Goal of the exercise: Leave out the pictures and repeat the data exactly.

● ● ● ● ●

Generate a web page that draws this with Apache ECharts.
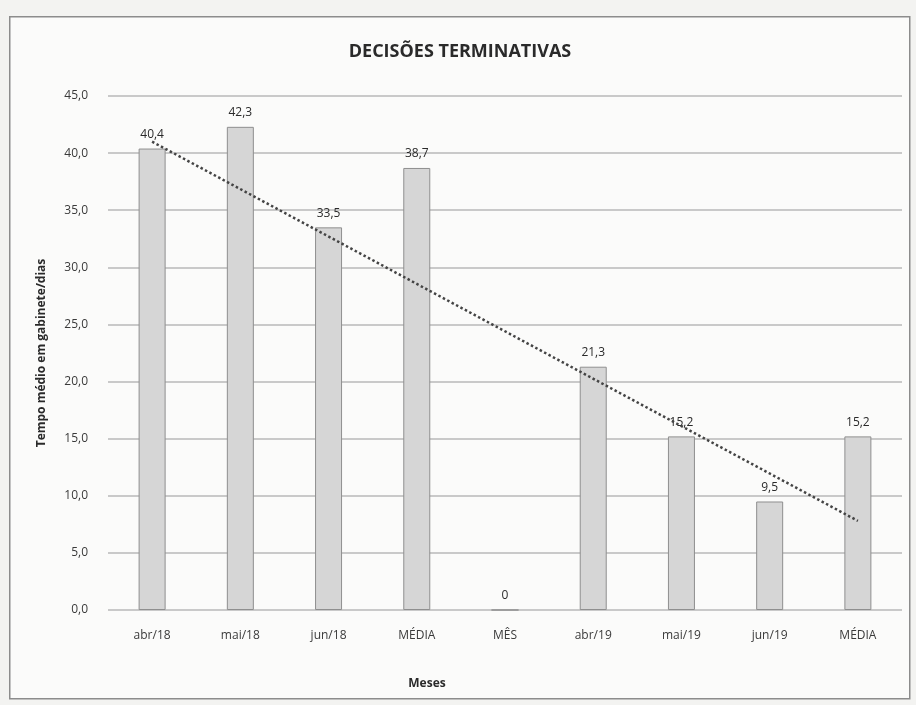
<!DOCTYPE html>
<html>
<head>
<meta charset="utf-8">
<script src="https://cdn.jsdelivr.net/npm/echarts@6/dist/echarts.min.js"></script>
<style>
html,body{margin:0;padding:0;background:#f3f3f1;}
#chart{width:916px;height:705px;}
</style>
</head>
<body>
<div id="chart"></div>
<script>
const categories = ['abr/18','mai/18','jun/18','MÉDIA','MÊS','abr/19','mai/19','jun/19','MÉDIA'];
const values = [40.4, 42.3, 33.5, 38.7, 0, 21.3, 15.2, 9.5, 15.2];
// linear trendline endpoints (first and last category)
const trendValues = [41.0, null, null, null, null, null, null, null, 7.8];
const yTicks = {min: 0, max: 45, interval: 5};

const fmt = v => v === 0 ? '0' : v.toFixed(1).replace('.', ',');
const font = '"Open Sans", "Liberation Sans", sans-serif';

const chart = echarts.init(document.getElementById('chart'));
chart.setOption({
  backgroundColor: '#f3f3f1',
  animation: false,
  graphic: [{
    type: 'rect', left: 9, top: 16, shape: {width: 900, height: 682},
    style: {fill: '#fbfbfa', stroke: '#8c8c8c', lineWidth: 1.5}, z: -10
  }],
  title: [{
    text: 'DECISÕES TERMINATIVAS', left: 455, top: 38, textAlign: 'center',
    textStyle: {fontFamily: font, fontSize: 18, fontWeight: 'bold', color: '#2a2a2a'}
  }, {
    text: 'Meses', left: 422, top: 673, textAlign: 'center',
    textStyle: {fontFamily: font, fontSize: 12, fontWeight: 'bold', color: '#2a2a2a'}
  }],
  grid: {left: 108, right: 14, top: 96, bottom: 95},
  xAxis: {
    type: 'category', data: categories,
    axisLine: {show: false}, axisTick: {show: false},
    axisLabel: {fontFamily: font, fontSize: 12, color: '#3a3a3a', margin: 20}
  },
  yAxis: {
    type: 'value', min: yTicks.min, max: yTicks.max, interval: yTicks.interval,
    name: 'Tempo médio em gabinete/dias', nameLocation: 'middle', nameGap: 60,
    nameTextStyle: {fontFamily: font, fontSize: 12, fontWeight: 'bold', color: '#2a2a2a'},
    axisLine: {show: false}, axisTick: {show: false},
    axisLabel: {fontFamily: font, fontSize: 12, color: '#3a3a3a', margin: 20, formatter: v => v.toFixed(1).replace('.', ',')},
    splitLine: {lineStyle: {color: '#b8b8b8', width: 1.5}}
  },
  series: [{
    type: 'bar', data: values, barWidth: 27,
    itemStyle: {color: '#d6d6d6', borderColor: '#8f8f8f', borderWidth: 1},
    label: {show: true, position: 'top', distance: 8, fontFamily: font, fontSize: 12, color: '#2a2a2a', formatter: p => fmt(p.value)}
  }, {
    type: 'line', data: trendValues, connectNulls: true, symbol: 'none', z: 5,
    lineStyle: {type: 'dotted', color: '#444', width: 2.5}
  }]
});
</script>
</body>
</html>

● ● ● ● ●

Completed task:
Generate a web page that draws this with Apache ECharts.
<!DOCTYPE html>
<html>
<head>
<meta charset="utf-8">
<script src="https://cdn.jsdelivr.net/npm/echarts@6/dist/echarts.min.js"></script>
<style>
html,body{margin:0;padding:0;background:#f3f3f1;}
#chart{width:916px;height:705px;}
</style>
</head>
<body>
<div id="chart"></div>
<script>
const categories = ['abr/18','mai/18','jun/18','MÉDIA','MÊS','abr/19','mai/19','jun/19','MÉDIA'];
const values = [40.4, 42.3, 33.5, 38.7, 0, 21.3, 15.2, 9.5, 15.2];
// linear trendline endpoints (first and last category)
const trendValues = [41.0, null, null, null, null, null, null, null, 7.8];
const yTicks = {min: 0, max: 45, interval: 5};

const fmt = v => v === 0 ? '0' : v.toFixed(1).replace('.', ',');
const font = '"Open Sans", "Liberation Sans", sans-serif';

const chart = echarts.init(document.getElementById('chart'));
chart.setOption({
  backgroundColor: '#f3f3f1',
  animation: false,
  graphic: [{
    type: 'rect', left: 9, top: 16, shape: {width: 900, height: 682},
    style: {fill: '#fbfbfa', stroke: '#8c8c8c', lineWidth: 1.5}, z: -10
  }],
  title: [{
    text: 'DECISÕES TERMINATIVAS', left: 455, top: 38, textAlign: 'center',
    textStyle: {fontFamily: font, fontSize: 18, fontWeight: 'bold', color: '#2a2a2a'}
  }, {
    text: 'Meses', left: 422, top: 673, textAlign: 'center',
    textStyle: {fontFamily: font, fontSize: 12, fontWeight: 'bold', color: '#2a2a2a'}
  }],
  grid: {left: 108, right: 14, top: 96, bottom: 95},
  xAxis: {
    type: 'category', data: categories,
    axisLine: {show: false}, axisTick: {show: false},
    axisLabel: {fontFamily: font, fontSize: 12, color: '#3a3a3a', margin: 20}
  },
  yAxis: {
    type: 'value', min: yTicks.min, max: yTicks.max, interval: yTicks.interval,
    name: 'Tempo médio em gabinete/dias', nameLocation: 'middle', nameGap: 60,
    nameTextStyle: {fontFamily: font, fontSize: 12, fontWeight: 'bold', color: '#2a2a2a'},
    axisLine: {show: false}, axisTick: {show: false},
    axisLabel: {fontFamily: font, fontSize: 12, color: '#3a3a3a', margin: 20, formatter: v => v.toFixed(1).replace('.', ',')},
    splitLine: {lineStyle: {color: '#b8b8b8', width: 1.5}}
  },
  series: [{
    type: 'bar', data: values, barWidth: 27,
    itemStyle: {color: '#d6d6d6', borderColor: '#8f8f8f', borderWidth: 1},
    label: {show: true, position: 'top', distance: 8, fontFamily: font, fontSize: 12, color: '#2a2a2a', formatter: p => fmt(p.value)}
  }, {
    type: 'line', data: trendValues, connectNulls: true, symbol: 'none', z: 5,
    lineStyle: {type: 'dotted', color: '#444', width: 2.5}
  }]
});
</script>
</body>
</html>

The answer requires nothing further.